A few lines of code to explore the dataset used by the [What is Digital Humanities](https://whatisdigitalhumanities.com/). The website randomly loads one of 817 definitions collected from participants from the Day of DH between 2009-2014.

We load the definitions stored in a [CSV file](https://github.com/hepplerj/whatisdigitalhumanities/blob/master/dayofquotes_full.csv) downloaded from the GitHub repository of the project. We count the words and we use a simple visualization (a word cloud) to explore the vocabulary.

## Load the data

In [11]:
import csv

with open('../data/dayofquotes_edited.csv', 'r') as csvfile:
    csvreader = csv.reader(csvfile)
    lines = [r for r in csvreader]


In [None]:
lines[1]

In [14]:
definitions = '\n'.join([l[0] for l in lines[1:]]).lower()

In [None]:
definitions[:40]

We can use a couple of options to search and counts the occurrences of a certain pattern or a string within the text of the definitions that we saved in the `definition` variable, like:
- `finditer` of the `re` library to search for all occurrences using regular expression
- the `count` method to simply get the number of occurrences

For instances, how many times is the string "digital_humanities" used? Or what all the occurrences of the acronym dh (also spelled DH)?

In [39]:
import re

matches = re.finditer(r'\bdh\b', definitions, re.IGNORECASE)

In [None]:
for m in matches:
    start, stop = m.span()
    try:
        print(definitions[start -25: stop + 25].replace('\n', ' '))
    except IndexError:
        print(m.group(), start, stop)

# let's print the total number of matches 
print(definitions.count('digital_humanities'))
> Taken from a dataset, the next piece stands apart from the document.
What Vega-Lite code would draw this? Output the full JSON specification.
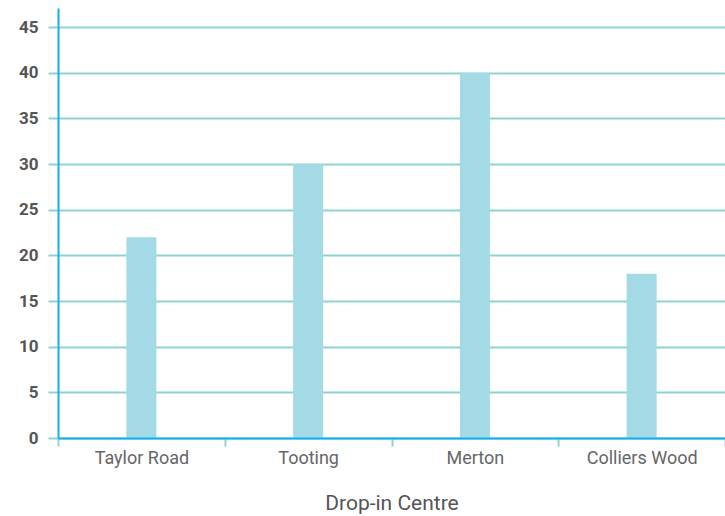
{
  "$schema": "https://vega.github.io/schema/vega-lite/v6.json",
  "autosize": {"type": "none"},
  "padding": {"left": 58, "top": 8, "right": 0, "bottom": 78},
  "width": 667,
  "height": 430,
  "background": "white",
  "config": {"view": {"stroke": null}, "font": "Roboto"},
  "data": {"values": [
    {"centre": "Taylor Road", "value": 22},
    {"centre": "Tooting", "value": 30},
    {"centre": "Merton", "value": 40},
    {"centre": "Colliers Wood", "value": 18}
  ]},
  "mark": {"type": "bar", "color": "#a3dae5", "size": 30},
  "encoding": {
    "x": {
      "field": "centre", "type": "nominal", "sort": null,
      "title": "Drop-in Centre",
      "scale": {"paddingInner": 0, "paddingOuter": 0},
      "axis": {
        "labelAngle": 0, "labelFontSize": 18, "labelColor": "#666666", "labelPadding": 3,
        "tickBand": "extent", "tickColor": "#8fd3d0", "tickWidth": 2, "tickSize": 8,
        "domainColor": "#12b0ea", "domainWidth": 2,
        "titleFontSize": 21, "titleFontWeight": "normal", "titleColor": "#555555", "titlePadding": 25,
        "zindex": 1
      }
    },
    "y": {
      "field": "value", "type": "quantitative",
      "scale": {"domain": [0, 47.1], "nice": false},
      "title": null,
      "axis": {
        "values": [0, 5, 10, 15, 20, 25, 30, 35, 40, 45],
        "labelFontSize": 17, "labelFontWeight": "bold", "labelColor": "#555555", "labelPadding": 10,
        "tickColor": "#8fd3d0", "tickWidth": 2, "tickSize": 10,
        "gridColor": "#8fd3d0", "gridWidth": 2,
        "domainColor": "#12b0ea", "domainWidth": 2,
        "zindex": 0
      }
    }
  }
}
## Get rid of the most frequent words (stopwords)

In [44]:
with open('../data/en-stopwords.txt') as f:
    stops = [w.strip('\n') for w in f.readlines()]

In [None]:
stops[-5:]

However, it's not enough to get rid of frequent words like 'that' or 'of'. Since we're dealing with a list of definitions of Digital Humanities, I expect the phrase "Digital Humanities" and the acronym "DH" to be quite frequent, but not very informative (we *know* that this texts talk about DH!). At the same time I'd like to keep the separate words `digital` and `humanities` too...

How do we do that?

In [55]:
stops += ['digital_humanities', 'dh']

## Create the wordclouds

We need a library to be able to do that...

In [None]:
%pip install wordcloud pip matplotlib

In [56]:
from wordcloud import WordCloud
import matplotlib.pyplot as plt

wordcloud = WordCloud(width=800, height=400, 
                      background_color='white', 
                    #   collocations=False,
                      stopwords=stops).generate(definitions)

In [None]:
plt.figure(figsize=(12, 12))
plt.imshow(wordcloud, interpolation='bilinear')
plt.axis('off')
plt.show()